Breast Self-Awareness Saves Lives
Nearly one half of all cases of breast cancer in women 50 years and older and more than 70% of cases in women younger than 50 years are discovered by women themselves, frequently unintentionally. If breast cancer is found and treated early, most cases can be cured. Because women play such a major role in detecting breast cancer, it’s important for them to develop breast self-awareness, or an understanding of the normal appearance and feel of their breasts.
Breast self-awareness differs from traditional breast self-exams in that it doesn’t require women to examine their breasts at specific intervals or with a precise method. Instead, breast self-awareness emphasizes having a solid sense of what is normal for your breasts so you are better able to recognize any changes, no matter how small, and report them to your doctor.
Most breast problems, especially in young women, are not cancer. Common breast problems include:
Fibrocystic changes, which may make your breasts feel lumpy and tender and often occur near the time of your period. Fibrocystic changes may also cause breast pain, itchiness, and swelling.
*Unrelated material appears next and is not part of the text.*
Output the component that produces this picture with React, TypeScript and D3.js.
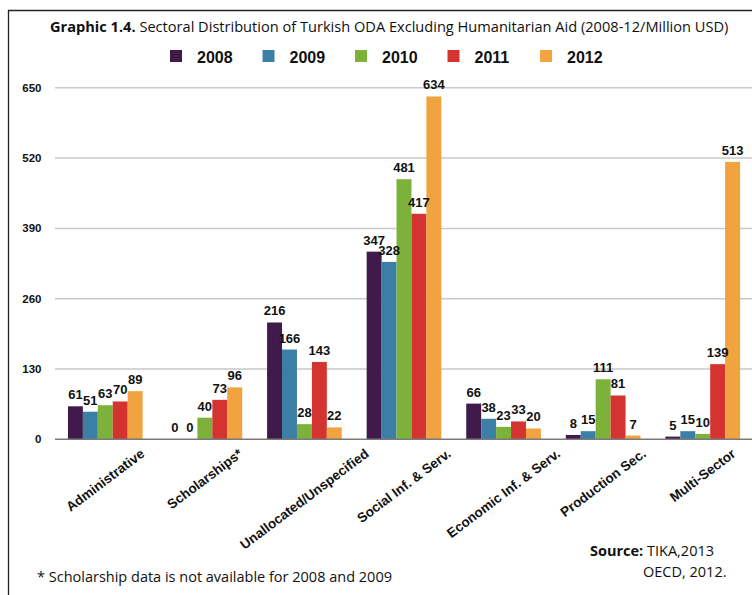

Cysts, or small sacs filled with fluid, which can be almost any size, on your breasts. They usually develop in women ages 25–50 and in women who are taking hormone therapy after menopause. Cysts are benign in most cases.
Fibroadenomas, or solid, non-cancerous lumps, which occur most often in young women. These lumps appear in both breasts, usually in an even pattern.
If you have felt a lump, you should be examined by your doctor even if your last mammography result was normal. Most women who experience fibrocystic changes, cysts, or fibroadenomas do not have a greater chance of developing breast cancer.
In addition to the symptoms of these common breast problems, you should tell your doctor if you experience nipple retraction (nipple turns in), redness of nipples or breast skin, and scaly nipples or breast skin. Possible warning signs of breast cancer include a lump in only one of your breasts, dimpling or other changes in the skin on your breasts, and spontaneous nipple discharge.
If you see a change in your breasts at any time, your doctor should examine them. He or she will review when you first had symptoms and how long they have lasted. Your doctor will also ask questions about your medical history to check for other factors that could point to an increased risk of breast cancer.